Points-per-dollar makes Nano look like the bargain, 928 against Super's 694. But that number only rewards cheapness, not quality: a model that regularly does the wrong thing but is extremely cheap will still score well on it. So decide the quality you need first, then compare pricing.

Cost is also only half the decision. The other half is fit. Nano earns its low price on the well-scoped tasks it does reliably, while on the longer, multi-step work, Super is worth paying for. The value is in matching each model to the work it can do, not in naming one model the cheapest.

Which size fits your work?

The findings turn into a simple rule of thumb. Reach for Nano 30B when the task is narrow and well-scoped: a documented API call, a focused doc-retrieval job, or a single-file change, run at high volume where a passable result or a cheap retry is acceptable. It costs half as much per task and is small enough to self-host on consumer hardware, which makes it a genuine workhorse.

Reach for Super 120B when the work is multi-step or longer-horizon, when the result has to be usable on the first try, or when you cannot predict the shape of the tasks coming in. It is the first open-weight size that reliably clears the floor for real agent work, and the place to start for anything headed to production.

Finding your floor

This study only exists because NVIDIA ships an open-weight size ladder you can self-host. This lets you match the model to the job, and step up only when the smaller one cannot clear your quality floor. The framing to carry away is the smallest usable agent, not fastest or cheapest on paper.

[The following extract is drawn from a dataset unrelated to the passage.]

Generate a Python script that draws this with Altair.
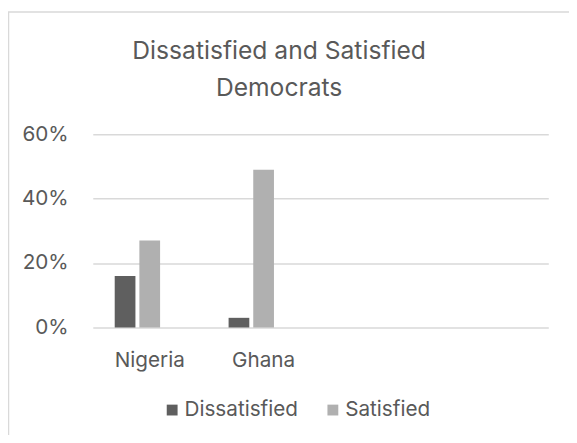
import altair as alt
import pandas as pd

countries = ["Nigeria", "Ghana"]
dissatisfied = [0.16, 0.03]
satisfied = [0.27, 0.49]
categories = ["Nigeria", "Ghana", " ", "  "]
series = ["Dissatisfied", "Satisfied"]
colors = ["#5f5f5f", "#b0b0b0"]
y_ticks = [0, 0.2, 0.4, 0.6]
title_text = "Dissatisfied and Satisfied\nDemocrats"

rows = []
for i, c in enumerate(countries):
    rows.append({"country": c, "series": series[0], "value": dissatisfied[i]})
    rows.append({"country": c, "series": series[1], "value": satisfied[i]})
df = pd.DataFrame(rows)

FONT = "Inter"
TXT = "#595959"
FS = 21

bars = alt.Chart(df).mark_bar().encode(
    x=alt.X("country:N", sort=categories,
            scale=alt.Scale(domain=categories, paddingInner=0.385, paddingOuter=0.1925),
            axis=alt.Axis(title=None, domain=False, ticks=False, labelAngle=0, labelPadding=23,
                          labelFontSize=FS, labelColor=TXT, labelFont=FONT)),
    xOffset=alt.XOffset("series:N",
                        scale=alt.Scale(domain=series + ["(blank)"], paddingInner=0.16, paddingOuter=0)),
    y=alt.Y("value:Q", scale=alt.Scale(domain=[0, 0.6]),
            axis=alt.Axis(title=None, domain=False, ticks=False, values=y_ticks, format=".0%",
                          labelPadding=25, labelFontSize=FS, labelColor=TXT, labelFont=FONT,
                          gridColor="#d9d9d9", gridWidth=1.5)),
    color=alt.Color("series:N", scale=alt.Scale(domain=series, range=colors),
                    legend=alt.Legend(title=None, orient="none", legendX=70, legendY=269,
                                      direction="horizontal", symbolType="square", symbolSize=121,
                                      symbolStrokeWidth=0, labelFontSize=FS, labelColor=TXT,
                                      labelFont=FONT, labelOffset=2, columnPadding=24)),
)

frame = alt.Chart(pd.DataFrame({"f": [0]})).mark_rect(
    fill="transparent", stroke="#d9d9d9", strokeWidth=1.5
).encode(
    x=alt.value(-85.5), x2=alt.value(520), y=alt.value(-124), y2=alt.value(340)
)

title = alt.Chart(pd.DataFrame({"t": [title_text]})).mark_text(
    font=FONT, fontSize=25, color=TXT, align="center", baseline="alphabetic",
    lineBreak="\n", lineHeight=37
).encode(
    text="t:N", x=alt.value(189), y=alt.value(-76)
)

chart = alt.layer(frame, bars, title).properties(
    width=462, height=196,
    padding={"left": 86, "top": 125, "right": 21, "bottom": 106},
    autosize=alt.AutoSizeParams(type="none"),
).configure_view(stroke=None)

chart.save("out.html", embed_options={"renderer": "svg", "actions": False})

So when it comes to choosing a model, don't start with price or parameter count. The model that looks like a bargain on the invoice could be the one quietly costing you. Take the work you actually need done, set the quality bar it has to clear, and measure which models successfully clear it. That is the comparison that will predict what actually works for you, and it is worth running before you commit to a model. Once the decision is made, the Tessl Registry is where you find the skills that take it the rest of the way.